The report, “FinTech in Nigeria – Understanding the Value Proposition” [PDF], states that the past three years have been formative for the sector in Nigeria, which has seen the emergence of many startups, incubators, and investments.
While putting the report together, KPMG engaged with 56 FinTech companies and seven incubators and accelerators in the country. Of the top three countries in Africa receiving investments over the last two years, these included Nigeria, Egypt, and South Africa.
According to Boye Ademola, Partner and Head of Financial Services Technology at KPMG in Nigeria, he believes that financial technology opportunities could change in the country over the next five years.
The fast growing young population, exponential growth of mobile phone lines, huge financial inclusion potential, and relatively strong talent pool are pertinent indicators of the FinTech opportunity.
The Growth of the FinTech Sector
Innovation and new technology is changing the face of the financial services industry.
This can be witnessed through the enormous financial investment in startups in 2015. Last year there were 1,162 deals amounting to a total value of $19 billion.
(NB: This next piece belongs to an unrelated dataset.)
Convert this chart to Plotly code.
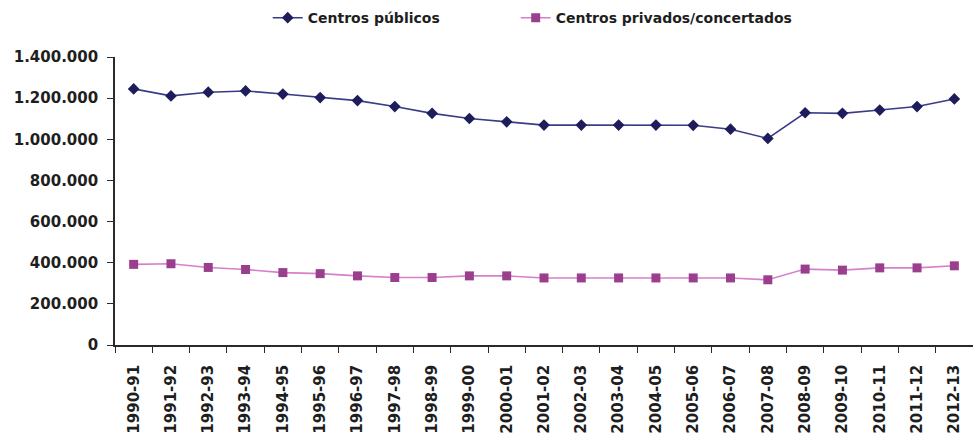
import plotly.graph_objects as go

# Curso académico
cursos = [
    "1990-91", "1991-92", "1992-93", "1993-94", "1994-95", "1995-96",
    "1996-97", "1997-98", "1998-99", "1999-00", "2000-01", "2001-02",
    "2002-03", "2003-04", "2004-05", "2005-06", "2006-07", "2007-08",
    "2008-09", "2009-10", "2010-11", "2011-12", "2012-13",
]

# Alumnado por titularidad del centro
centros_publicos = [
    1245000, 1211000, 1229000, 1235000, 1220000, 1203000,
    1188000, 1159000, 1126000, 1101000, 1085000, 1069000,
    1069000, 1069000, 1069000, 1068000, 1049000, 1004000,
    1129000, 1126000, 1142000, 1159000, 1196000,
]
centros_privados = [
    392000, 395000, 377000, 367000, 352000, 347000,
    336000, 328000, 328000, 336000, 336000, 326000,
    326000, 326000, 326000, 326000, 326000, 317000,
    369000, 364000, 375000, 375000, 385000,
]

y_ticks = [0, 200000, 400000, 600000, 800000, 1000000, 1200000, 1400000]

FONT = "DejaVu Sans"
TEXT = "#1e1e1e"
AXIS = "#2a2a2a"

fig = go.Figure()
fig.add_trace(go.Scatter(
    x=cursos, y=centros_publicos, name="Centros públicos",
    mode="lines+markers", legend="legend",
    line=dict(color="#3b3b85", width=1.6),
    marker=dict(symbol="diamond", size=9, color="#1d1d5c"),
))
fig.add_trace(go.Scatter(
    x=cursos, y=centros_privados, name="Centros privados/concertados",
    mode="lines+markers", legend="legend2",
    line=dict(color="#d680cc", width=1.6),
    marker=dict(symbol="square", size=9, color="#9a3f8e"),
))

legend_style = dict(
    orientation="h", xanchor="left", y=1.135, yanchor="middle",
    font=dict(family=FONT, size=14, color=TEXT, weight="bold"),
    bgcolor="rgba(0,0,0,0)",
)

fig.update_layout(
    width=973, height=440,
    margin=dict(l=115, r=0, t=57, b=95, autoexpand=False),
    paper_bgcolor="white", plot_bgcolor="white",
    separators=",.",
    font=dict(family=FONT, size=14, color=TEXT, weight="bold"),
    showlegend=True,
    legend=dict(x=0.178, **legend_style),
    legend2=dict(x=0.467, **legend_style),
)
fig.update_xaxes(
    type="category", range=[-0.5, len(cursos) - 0.5],
    tickangle=-90, tickson="boundaries",
    ticks="outside", ticklen=6, tickwidth=1.2, tickcolor=AXIS,
    showline=True, linecolor=AXIS, linewidth=1.6,
    showgrid=False, zeroline=False,
    ticklabelstandoff=12,
    tickfont=dict(family=FONT, size=15, color=TEXT, weight="bold"),
)
fig.update_yaxes(
    range=[0, 1400000], tickvals=y_ticks, tickformat=",d",
    ticks="outside", ticklen=6, tickwidth=1.2, tickcolor=AXIS,
    showline=True, linecolor=AXIS, linewidth=1.6,
    showgrid=False, zeroline=False,
    ticklabelstandoff=6,
    tickfont=dict(family=FONT, size=15, color=TEXT, weight="bold"),
)

fig.write_html("out.html")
This is compared to only 457 in 2011, valuing $2 billion.
According to KPMG, this is set to increase further by 2020 with a boom of $45 billion expected, growing at a compounded annual growth rate of 7.1 percent.
Still Behind Global Competition
However, while Nigeria is transitioning into a dynamic ecosystem offering FinTech startups a platform to succeed and potentially produce multi-million dollar businesses, it does so at a slower rate compared to other countries.
In a recent Deloitte and All Street Research report, it found that London is still leading the way as the global FinTech hub followed by Singapore, New York, Silicon Valley, and Hong Kong.
And yet, despite this, Nigeria is proving to become quite a contender in the FinTech race if it continues to push the sector.
Nigeria has witnessed increasing deal activity over the last few years, with about 14 deals reported as at September 2016 compared to just two deals in 2010.
Of course, if FinTech startups are to maintain their momentum in Nigeria, they need to demonstrate to regulatory bodies that they can benefit the society by putting forth ample evidence that they can be regulated and monitored sustainably.
Moving Up the Ladder
Nigeria is, however, moving up the FinTech ladder.
This is being driven by the fact that several players are increasingly supportive of providing funds and building technological and entrepreneurial skills in the country.
The next few years will certainly test the country to produce results, but so far it is demonstrating that it has the skills and determination to become a competitive FinTech country.